M因子は遠隔転移の評価です。MはMetastasis(転移)の頭文字です。胃から離れた臓器に胃がんが転移することを遠隔転移と言います。領域リンパ節転移は遠隔転移とは言いません。単に「転移」と言うと遠隔転移を指す場合が多いです。
遠隔転移がある胃がんは、手術が勧められません。余命の延長を目的とした全身化学療法(抗がん剤治療)を行います。

  • MX:領域リンパ節以外の転移の有無が不明である
  • M0:領域リンパ節以外に転移を認めない
  • M1:領域リンパ節以外の転移を認める

T因子、N因子、M因子をそれぞれ評価したところでステージを定めます。ステージの決め方を表に示します。

  N0 N1 N2 N3
T1a IA IB IIA IIB
T1b IA IB IIA IIB
T2 IB IIA IIB IIIA
T3 IIA IIB IIIA IIIB
T4a IIB IIIA IIIB IIIC
T4b IIIB IIIB IIIC IIIC
遠隔転移 IV     

ステージI、II、IIIはさらに細かく分かれています。遠隔転移がある(M1)ならばT因子・N因子に関わらずステージIVです。

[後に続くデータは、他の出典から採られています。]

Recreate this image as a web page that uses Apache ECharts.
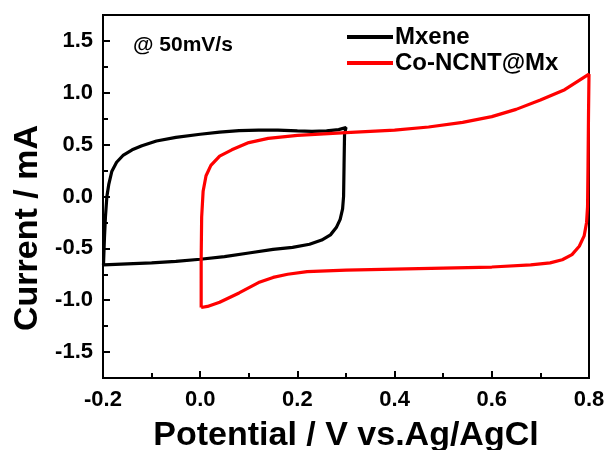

分類の上ではステージIVが最も進行しているステージですが、ステージIVだからといって必ずしも「末期がん」とは限りません。ステージIVで発見された胃がんに対してできる治療もあります。

ステージと紛らわしい「グループ」という言葉があります。ステージとグループの意味はまったく違います。
グループは胃にできた腫瘍から組織を取り出して生検したときに、見つかったものが悪性かどうかを記述する方法です。グループは1から5で分けることが一般的です。グループ5は悪性腫瘍、つまり胃がんを意味します。

グループX:生検組織診断ができない不適切材料
グループ I:正常組織および非腫瘍性病変
グループII :腫瘍(腺腫または癌)か非腫瘍性か判断が困難
グループIII:腺腫
グループIV:腫瘍と判定される病変のうち、がんが疑われる病変
グループV :がん

すなわち、検査結果がグループで表される段階では、まだ診断が胃がんかどうか確定していません。グループIVと言われても「末期がんに違いない」と思う必要はありません。
ステージとグループの違いをまとめます。

  • ステージはがんの進行度を胃でのがんの状態、リンパ節転移の有無、遠隔転移の有無の3つの要素を加味してIからIVまでに分けたもの
  • グループは生検などで組織診断を行ったときの悪性の可能性を5段階で分けたもの

ステージとグループは全く異なるものです。がんの疑いで検査を受けていると、色々な用語が出てくるので、説明を聞いていくうちにどちらのことを指しているのかわからなくなる場合があります。そのときには、その都度聞きづらいかもしれませんが、説明を止めてどちらの話をしているのかをしっかり聞くことが重要です。